--- START ---

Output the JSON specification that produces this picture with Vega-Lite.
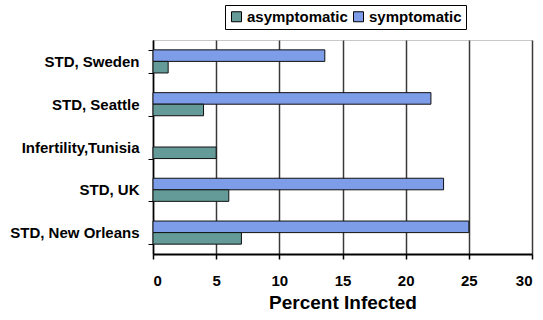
{
  "$schema": "https://vega.github.io/schema/vega-lite/v6.json",
  "width": 379,
  "height": 214,
  "autosize": "none",
  "padding": {"left": 153, "top": 40, "right": 11, "bottom": 66},
  "background": "white",
  "config": {
    "font": "Liberation Sans",
    "view": {"stroke": "#c8c8c8", "strokeWidth": 1}
  },
  "data": {
    "values": [
      {"setting": "STD, Sweden", "group": "symptomatic", "percent": 13.6},
      {"setting": "STD, Sweden", "group": "asymptomatic", "percent": 1.2},
      {"setting": "STD, Seattle", "group": "symptomatic", "percent": 22.0},
      {"setting": "STD, Seattle", "group": "asymptomatic", "percent": 4.0},
      {"setting": "Infertility,Tunisia", "group": "asymptomatic", "percent": 5.0},
      {"setting": "STD, UK", "group": "symptomatic", "percent": 23.0},
      {"setting": "STD, UK", "group": "asymptomatic", "percent": 6.0},
      {"setting": "STD, New Orleans", "group": "symptomatic", "percent": 25.0},
      {"setting": "STD, New Orleans", "group": "asymptomatic", "percent": 7.0}
    ]
  },
  "mark": {"type": "bar", "stroke": "#111", "strokeWidth": 1},
  "encoding": {
    "y": {
      "field": "setting",
      "type": "nominal",
      "sort": ["STD, Sweden", "STD, Seattle", "Infertility,Tunisia", "STD, UK", "STD, New Orleans"],
      "scale": {"paddingInner": 0.46, "paddingOuter": 0.23},
      "axis": {
        "title": null,
        "tickBand": "extent",
        "tickSize": 5,
        "tickColor": "#000",
        "domainColor": "#000",
        "domainWidth": 1.5,
        "labelPadding": 9,
        "labelFont": "Liberation Sans",
        "labelFontWeight": "bold",
        "labelFontSize": 15,
        "labelColor": "#000",
        "labelLimit": 200
      }
    },
    "yOffset": {
      "field": "group",
      "type": "nominal",
      "sort": ["symptomatic", "asymptomatic"],
      "scale": {"paddingInner": 0, "paddingOuter": 0}
    },
    "x": {
      "field": "percent",
      "type": "quantitative",
      "scale": {"domain": [0, 30], "nice": false},
      "axis": {
        "title": "Percent Infected",
        "values": [0, 5, 10, 15, 20, 25, 30],
        "grid": true,
        "gridColor": "#3a3a3a",
        "gridWidth": 1.5,
        "gridOpacity": 1,
        "tickSize": 5,
        "tickWidth": 1.5,
        "tickColor": "#000",
        "domainColor": "#000",
        "domainWidth": 2,
        "labelPadding": 14,
        "labelFont": "Liberation Sans",
        "labelFontWeight": "bold",
        "labelFontSize": 15,
        "labelColor": "#000",
        "titleFont": "Liberation Sans",
        "titleFontWeight": "bold",
        "titleFontSize": 19,
        "titleColor": "#000",
        "titlePadding": 5
      }
    },
    "color": {
      "field": "group",
      "type": "nominal",
      "scale": {"domain": ["asymptomatic", "symptomatic"], "range": ["#649b98", "#7d9de8"]},
      "legend": {
        "title": null,
        "orient": "none",
        "direction": "horizontal",
        "legendX": 72,
        "legendY": -35,
        "strokeColor": "#000",
        "fillColor": "#fff",
        "padding": 4,
        "symbolType": "square",
        "symbolSize": 100,
        "symbolStrokeColor": "#000",
        "symbolStrokeWidth": 1,
        "symbolOpacity": 1,
        "labelFont": "Liberation Sans",
        "labelFontWeight": "bold",
        "labelFontSize": 15,
        "labelColor": "#000",
        "labelOffset": 3,
        "columnPadding": 3
      }
    }
  }
}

--- END ---

REQUEST: All of the data needs repeating exactly, but the pictures do not.

EXERCISE RESULT:
Output the JSON specification that produces this picture with Vega-Lite.
{
  "$schema": "https://vega.github.io/schema/vega-lite/v6.json",
  "width": 379,
  "height": 214,
  "autosize": "none",
  "padding": {"left": 153, "top": 40, "right": 11, "bottom": 66},
  "background": "white",
  "config": {
    "font": "Liberation Sans",
    "view": {"stroke": "#c8c8c8", "strokeWidth": 1}
  },
  "data": {
    "values": [
      {"setting": "STD, Sweden", "group": "symptomatic", "percent": 13.6},
      {"setting": "STD, Sweden", "group": "asymptomatic", "percent": 1.2},
      {"setting": "STD, Seattle", "group": "symptomatic", "percent": 22.0},
      {"setting": "STD, Seattle", "group": "asymptomatic", "percent": 4.0},
      {"setting": "Infertility,Tunisia", "group": "asymptomatic", "percent": 5.0},
      {"setting": "STD, UK", "group": "symptomatic", "percent": 23.0},
      {"setting": "STD, UK", "group": "asymptomatic", "percent": 6.0},
      {"setting": "STD, New Orleans", "group": "symptomatic", "percent": 25.0},
      {"setting": "STD, New Orleans", "group": "asymptomatic", "percent": 7.0}
    ]
  },
  "mark": {"type": "bar", "stroke": "#111", "strokeWidth": 1},
  "encoding": {
    "y": {
      "field": "setting",
      "type": "nominal",
      "sort": ["STD, Sweden", "STD, Seattle", "Infertility,Tunisia", "STD, UK", "STD, New Orleans"],
      "scale": {"paddingInner": 0.46, "paddingOuter": 0.23},
      "axis": {
        "title": null,
        "tickBand": "extent",
        "tickSize": 5,
        "tickColor": "#000",
        "domainColor": "#000",
        "domainWidth": 1.5,
        "labelPadding": 9,
        "labelFont": "Liberation Sans",
        "labelFontWeight": "bold",
        "labelFontSize": 15,
        "labelColor": "#000",
        "labelLimit": 200
      }
    },
    "yOffset": {
      "field": "group",
      "type": "nominal",
      "sort": ["symptomatic", "asymptomatic"],
      "scale": {"paddingInner": 0, "paddingOuter": 0}
    },
    "x": {
      "field": "percent",
      "type": "quantitative",
      "scale": {"domain": [0, 30], "nice": false},
      "axis": {
        "title": "Percent Infected",
        "values": [0, 5, 10, 15, 20, 25, 30],
        "grid": true,
        "gridColor": "#3a3a3a",
        "gridWidth": 1.5,
        "gridOpacity": 1,
        "tickSize": 5,
        "tickWidth": 1.5,
        "tickColor": "#000",
        "domainColor": "#000",
        "domainWidth": 2,
        "labelPadding": 14,
        "labelFont": "Liberation Sans",
        "labelFontWeight": "bold",
        "labelFontSize": 15,
        "labelColor": "#000",
        "titleFont": "Liberation Sans",
        "titleFontWeight": "bold",
        "titleFontSize": 19,
        "titleColor": "#000",
        "titlePadding": 5
      }
    },
    "color": {
      "field": "group",
      "type": "nominal",
      "scale": {"domain": ["asymptomatic", "symptomatic"], "range": ["#649b98", "#7d9de8"]},
      "legend": {
        "title": null,
        "orient": "none",
        "direction": "horizontal",
        "legendX": 72,
        "legendY": -35,
        "strokeColor": "#000",
        "fillColor": "#fff",
        "padding": 4,
        "symbolType": "square",
        "symbolSize": 100,
        "symbolStrokeColor": "#000",
        "symbolStrokeWidth": 1,
        "symbolOpacity": 1,
        "labelFont": "Liberation Sans",
        "labelFontWeight": "bold",
        "labelFontSize": 15,
        "labelColor": "#000",
        "labelOffset": 3,
        "columnPadding": 3
      }
    }
  }
}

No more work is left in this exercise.